Em vez de retratar a história de Serena ou Venus Williams, “King Richard: Para Além do Jogo” centra-se em Richard, o pai/treinador de ambas. O drama biográfico de Reinaldo Marcus Green valeu a Will Smith o seu primeiro Óscar
Em vez de retratar a história de Serena ou Venus Williams, “King Richard: Para Além do Jogo” centra-se em Richard, o pai/treinador de ambas. O drama biográfico de Reinaldo Marcus Green valeu a Will Smith o seu primeiro Óscar
No centro deste filme de Green está uma personagem real. Trata-se de Richard Williams: o pai e o primeiro treinador da Venus e da Serena com o mesmo apelido, que, nas últimas décadas, dominaram o circuito do ténis feminino (tornando-se, aliás, nas duas primeiras tenistas negras a atingir o nº 1 do ranking da WTA).
Elas são as coprodutoras de um biopic desportivo que procura sobretudo reabilitar a imagem do pai: uma figura controversa no meio do ténis que, no início das suas carreiras, se fez notar junto da imprensa pela sua arrogância, pelos seus questionáveis métodos de treino e pela sua aparente vontade de se autopromover à custa das filhas.
Para fazê-lo, o filme recria um período bastante curto da vida da família Williams, debruçando-se sobre o quinquénio que precedeu a chegada de Venus ao circuito profissional, com apenas catorze anos (1989-1994). Mas basta ver a sequência de abertura para perceber que ele nos propõe uma releitura do trajeto de Richard em chave hagiográfica. Nela, o protagonista (Smith) vai sucessivamente tentando convencer uma série de treinadores incrédulos da urgência de assumirem, de modo gratuito, a formação desportiva das filhas, dizendo-lhes que – graças ao plano de carreira que ele próprio concebeu antes do seu nascimento – elas hão de ascender em breve ao Olimpo do ténis feminino.
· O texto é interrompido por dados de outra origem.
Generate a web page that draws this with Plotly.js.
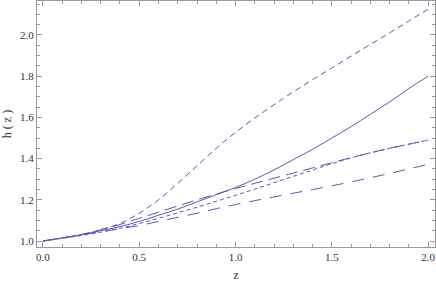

As sequências seguintes servem para vincar o génio de Richard, contrastando a grandiosidade da sua visão com a precariedade da sua situação. Isto é: mostrando-nos como ele vive com a sua extensa família numa cidade problemática nos arredores de Los Angeles, onde, faça chuva ou faça sol, ele todas as noites leva Venus e Serena a treinar consigo num court de ténis público. O regime espartano ao qual as raparigas são submetidas chamará a atenção da segurança social, que enviará uma assistente à casa da família – da qual sairá sem dizer palavra, após escutar um monólogo de Richard sobre a sua missão educativa.
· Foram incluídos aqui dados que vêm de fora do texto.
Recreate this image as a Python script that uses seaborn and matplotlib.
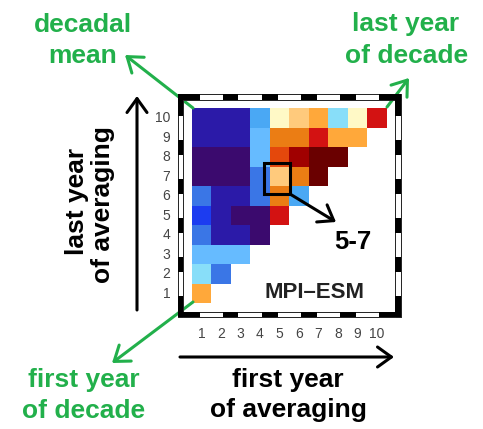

Estamos perante uma cena que ilustra bem o modus operandi do filme, que aproveita tudo o que possa pôr em causa o comportamento do protagonista para acentuar o seu altruísmo. Na verdade, o argumento sofre de um caso agudo de delírio retrospetivo: sabendo que a história verídica que conta acabou bem, ele reenquadra cada um dos seus momentos como um passo necessário no caminho das duas irmãs para o sucesso.
A ilusão de ótica impede o filme de questionar o carácter de Richard, sugerindo que os seus gestos de prepotência (para com a mulher, os treinadores das filhas…) se encontram justificados à cabeça pelo desfecho da história. E tão preocupado está o texto com a justificação do protagonista, que acaba por desconsiderar todos os aspetos da sua biografia que não concorrem diretamente para ela: saímos da sala sem perceber qual era, afinal, a sua profissão… Aceitaríamos um rei, mas para santos falta-nos a paciência.